'We don't ask people to take up monkhood', clarifies Isha Foundation
The Coimbatore-based Isha Foundation in a statement on Wednesday said it is home to thousands who are not monks or sanyasis and a few are monks and practising brahmacharis.
CHENNAI: Days after the Madras High Court rapped Isha Foundation and its founder Sadhguru Jaggi Vasudev, asking why they "encouraged" women to live a life of hermitess, the organisation said on Wednesday that it doesn't ask people to take up monkhood or 'sannyasa'.
The Coimbatore-based Isha Foundation in a statement on Wednesday said it is home to thousands who are not monks or sanyasis and a few are monks and practising brahmacharis.
The statement of the Foundation came after Tamil Nadu Police conducted a detailed investigation in the ashram on Tuesday following a Madras High Court order to investigate the activities of the Isha Foundation.
"Sadhguru founded the Isha Foundation to impart yoga and spirituality to people. We believe that adult individual human beings have the freedom and wisdom to choose their path," it added
The Isha group said that they do not pressure people to opt for marriage or take up monkhood as these were individual choices.
"Despite this, the petitioner wanted the monks to be produced before the court and the monks presented themselves before the court. They have clearly said that they are staying at the Isha Foundation on their own volition. We hope the truth will prevail and that there is an end to all the unnecessary controversies created."

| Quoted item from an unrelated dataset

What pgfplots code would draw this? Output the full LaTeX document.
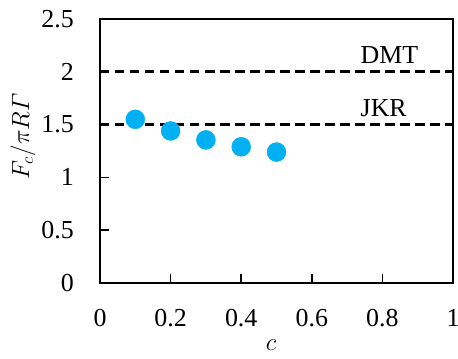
\documentclass[border=0pt]{standalone}
\usepackage{fontspec}
\setmainfont{Liberation Serif}
\usepackage{pgfplots}
\pgfplotsset{compat=1.18}
\definecolor{pt}{RGB}{0,176,240}
\begin{document}
\begin{tikzpicture}[x=1bp,y=1bp]
\begin{axis}[
  at={(0,0)}, anchor=south west,
  width=353bp, height=264bp, scale only axis,
  xmin=0, xmax=1, ymin=0, ymax=2.5,
  xtick={0,0.2,...,1}, ytick={0,0.5,...,2.5},
  xticklabels={0,0.2,0.4,0.6,0.8,1},
  yticklabels={0,0.5,1,1.5,2,2.5},
  tick align=inside, xtick pos=bottom, ytick pos=left,
  major tick length=9bp,
  axis line style={line width=1.8bp},
  every tick/.style={line width=1.5bp, black},
  tick label style={font=\fontsize{26}{30}\selectfont, inner sep=0pt},
  xticklabel style={anchor=base, yshift=-43bp},
  yticklabel style={anchor=east, xshift=-26bp},
  /pgf/number format/assume math mode=true,
  xlabel={$c$}, ylabel={$F_c/\pi R\mathnormal{\Gamma}$},
  label style={font=\fontsize{26}{30}\selectfont, inner sep=0pt},
  every axis x label/.append style={at={(axis description cs:0.485,-0.235)}, anchor=center},
  every axis y label/.append style={at={(axis description cs:-0.218,0.555)}, anchor=center},
  clip=false,
]
\addplot[black, line width=2.8bp, dash pattern=on 9.5bp off 5.5bp] coordinates {(0,2) (1,2)};
\addplot[black, line width=2.8bp, dash pattern=on 9.5bp off 5.5bp] coordinates {(0,1.5) (1,1.5)};
\addplot[only marks, mark=*, mark size=9.5bp, mark options={fill=pt, draw=pt}] coordinates {
(0.1,1.55) (0.2,1.44) (0.3,1.355) (0.4,1.29) (0.5,1.24)};
\node[anchor=base west, inner sep=0pt, font=\fontsize{26}{30}\selectfont] at (axis cs:0.738,2.08) {DMT};
\node[anchor=base west, inner sep=0pt, font=\fontsize{26}{30}\selectfont] at (axis cs:0.738,1.58) {JKR};
\end{axis}
\pgfresetboundingbox
\path[use as bounding box] (-100bp,-76bp) rectangle (358bp,283bp);
\end{tikzpicture}
\end{document}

A team of 150 cops from the Coimbatore police led by District Superintendent K. Karthikeyan conducted an inquiry on Tuesday at the Isha Foundation on charges of two women being kept under captivity.

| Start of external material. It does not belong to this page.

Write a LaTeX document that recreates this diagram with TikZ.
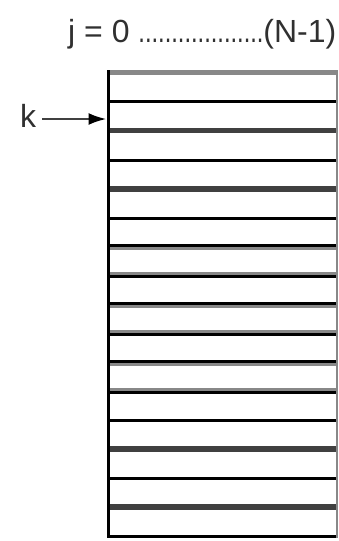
\documentclass[tikz,border=0pt]{standalone}
\usepackage{fontspec}
\setmainfont{Liberation Sans}
\usetikzlibrary{arrows.meta}
\definecolor{lgray}{HTML}{888888}
\definecolor{dgray}{HTML}{404040}
\definecolor{tgray}{HTML}{303030}
\definecolor{agray}{HTML}{404040}
\tikzset{
  blk/.style={line width=3pt, black},
  drk/.style={line width=5.5pt, dgray},
  lgt/.style={line width=3pt, lgray},
  lbl/.style={inner sep=0pt, text=tgray, font=\fontsize{32}{38}\selectfont},
  pointer/.style={line width=2.5pt, agray, -{Latex[length=18pt,width=12pt,black]}}
}
\begin{document}
\begin{tikzpicture}[x=1pt,y=-1pt]
\useasboundingbox (0,0) rectangle (338,541);
% header label
\node[lbl, anchor=base west] (jlab) at (68,42) {j = 0 \scalebox{0.74}[1]{...................}(N-1)};
% array corners
\coordinate (tl) at (108.3,70);
\coordinate (bl) at (108.3,537.5);
\coordinate (tr) at (337,70);
\coordinate (br) at (337,537.5);
% horizontal row lines
\draw[line width=5pt, lgray] (108,72.5) -- (338,72.5);
\draw[blk] (108,101.7) -- (337,101.7);
\draw[drk] (108,130.5) -- (337,130.5);
\draw[blk] (108,160.5) -- (337,160.5);
\draw[drk] (108,189) -- (337,189);
\draw[blk] (108,218.5) -- (337,218.5);
\draw[lgt] (108,248.5) -- (337,248.5);
\draw[blk] (108,245.5) -- (337,245.5);
\draw[lgt] (108,273.5) -- (337,273.5);
\draw[blk] (108,276.5) -- (337,276.5);
\draw[lgt] (108,306.5) -- (337,306.5);
\draw[blk] (108,303.5) -- (337,303.5);
\draw[lgt] (108,331.5) -- (337,331.5);
\draw[blk] (108,334.5) -- (337,334.5);
\draw[lgt] (108,364.5) -- (337,364.5);
\draw[blk] (108,361.5) -- (337,361.5);
\draw[lgt] (108,389) -- (337,389);
\draw[blk] (108,392.5) -- (337,392.5);
\draw[blk] (108,420.5) -- (337,420.5);
\draw[drk] (108,449) -- (337,449);
\draw[blk] (108,478.5) -- (337,478.5);
\draw[drk] (108,507) -- (337,507);
\draw[blk] (108,536) -- (337,536);
% borders
\draw[line width=2pt, lgray] (tr) -- (br);
\draw[blk] (tl) -- (bl);
% pointer k
\node[lbl, anchor=base west] (k) at (20,127) {k};
\coordinate (kin) at (106.5,119);
\draw[pointer] ([xshift=6pt]k.east |- kin) -- (kin);
\end{tikzpicture}
\end{document}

The Madras High Court had directed the state government and Coimbatore rural police to probe all allegations against the Isha Foundation.

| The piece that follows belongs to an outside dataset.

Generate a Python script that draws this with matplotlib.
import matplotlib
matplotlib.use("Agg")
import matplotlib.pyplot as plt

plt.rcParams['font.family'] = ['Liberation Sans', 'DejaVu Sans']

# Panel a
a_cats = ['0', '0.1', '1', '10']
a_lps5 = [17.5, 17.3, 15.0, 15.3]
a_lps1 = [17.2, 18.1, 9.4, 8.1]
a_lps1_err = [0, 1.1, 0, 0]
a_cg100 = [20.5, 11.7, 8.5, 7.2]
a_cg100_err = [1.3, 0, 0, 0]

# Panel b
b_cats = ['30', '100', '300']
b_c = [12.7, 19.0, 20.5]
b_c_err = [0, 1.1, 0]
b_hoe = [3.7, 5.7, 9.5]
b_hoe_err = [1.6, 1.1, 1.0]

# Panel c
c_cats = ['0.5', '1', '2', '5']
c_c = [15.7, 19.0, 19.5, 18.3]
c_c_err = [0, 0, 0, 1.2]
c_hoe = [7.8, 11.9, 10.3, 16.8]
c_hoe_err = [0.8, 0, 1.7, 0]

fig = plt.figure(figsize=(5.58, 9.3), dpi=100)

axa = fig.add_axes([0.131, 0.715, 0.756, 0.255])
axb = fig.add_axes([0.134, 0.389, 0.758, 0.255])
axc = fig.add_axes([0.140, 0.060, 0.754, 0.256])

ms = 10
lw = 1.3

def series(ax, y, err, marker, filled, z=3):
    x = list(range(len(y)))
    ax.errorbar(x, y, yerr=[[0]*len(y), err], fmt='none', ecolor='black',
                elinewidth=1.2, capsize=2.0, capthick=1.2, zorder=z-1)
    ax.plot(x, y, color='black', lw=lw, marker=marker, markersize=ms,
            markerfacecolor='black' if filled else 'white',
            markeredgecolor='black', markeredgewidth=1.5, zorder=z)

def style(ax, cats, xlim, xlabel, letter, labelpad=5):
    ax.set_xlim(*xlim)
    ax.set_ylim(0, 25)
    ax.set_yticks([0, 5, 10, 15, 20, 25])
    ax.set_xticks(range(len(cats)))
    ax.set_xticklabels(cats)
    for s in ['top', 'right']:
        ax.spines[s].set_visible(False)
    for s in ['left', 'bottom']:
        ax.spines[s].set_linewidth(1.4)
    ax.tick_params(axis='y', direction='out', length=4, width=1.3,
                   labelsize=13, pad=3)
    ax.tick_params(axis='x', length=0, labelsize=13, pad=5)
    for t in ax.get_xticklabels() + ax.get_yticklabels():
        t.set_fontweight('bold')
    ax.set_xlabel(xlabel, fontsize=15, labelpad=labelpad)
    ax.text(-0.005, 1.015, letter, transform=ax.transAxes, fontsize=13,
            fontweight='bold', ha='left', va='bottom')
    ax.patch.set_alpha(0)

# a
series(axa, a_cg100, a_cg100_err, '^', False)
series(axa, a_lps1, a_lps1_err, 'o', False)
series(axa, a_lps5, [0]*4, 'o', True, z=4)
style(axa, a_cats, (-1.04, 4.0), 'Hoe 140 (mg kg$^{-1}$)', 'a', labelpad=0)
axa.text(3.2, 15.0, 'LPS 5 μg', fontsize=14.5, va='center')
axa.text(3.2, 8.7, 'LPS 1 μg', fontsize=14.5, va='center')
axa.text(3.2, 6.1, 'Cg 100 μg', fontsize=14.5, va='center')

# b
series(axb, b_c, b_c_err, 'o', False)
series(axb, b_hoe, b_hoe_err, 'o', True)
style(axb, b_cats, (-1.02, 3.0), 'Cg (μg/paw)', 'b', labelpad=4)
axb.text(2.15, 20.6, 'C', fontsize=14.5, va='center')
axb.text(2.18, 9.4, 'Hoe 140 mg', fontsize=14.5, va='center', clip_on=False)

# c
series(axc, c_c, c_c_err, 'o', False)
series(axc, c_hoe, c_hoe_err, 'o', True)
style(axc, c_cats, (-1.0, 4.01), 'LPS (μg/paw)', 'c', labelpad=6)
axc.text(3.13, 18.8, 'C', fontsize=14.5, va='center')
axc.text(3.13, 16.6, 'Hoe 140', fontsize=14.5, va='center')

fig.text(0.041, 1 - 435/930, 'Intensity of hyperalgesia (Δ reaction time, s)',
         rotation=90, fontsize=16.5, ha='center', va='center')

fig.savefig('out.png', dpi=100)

A retired Professor of Tamil Nadu Agricultural University, Coimbatore, S.Kamaraj, had moved a habeas corpus petition in the Madras High Court that his two daughters, Geetha Kamaraj and Latha Kamaraj, were kept under captivity at the Isha Foundation and that he wanted the intervention of the court to bring them back home.
He had also prayed before the court that he had received a telephone call from his elder daughter stating that his younger daughter had said that she would fast unto death if their father did not stop his legal moves against the Isha foundation.
The retired professor told the court that he feared the death of his daughters and requested the court to intervene in bringing back his daughters home.
Justice S. M. Subramaniam and Justice V. Sivagnanam of the Madras High Court had while hearing the case interacted with the daughters of the petitioner and decided to probe the case further.
Justice Subramaniam said that the court exercising the writ jurisdiction under Article 226 of the Constitution was expected to do complete justice and that it was necessary to get to the bottom of the case.
The court said why a person (Sadguru) whose daughter is married is asking other women to be hermitess.
The court also directed the Additional public prosecutor E. Raj Thilak to file a status report by October 4 listing all the cases related to the Isha Foundation.
The court was responding to the argument by the petitioner's lawyer, M.Purushothaman that there were multiple cases involving the Isha Foundation and that a doctor serving in the organisation was booked under the Protection of Children from Sexual Offenses (POCSO) Act.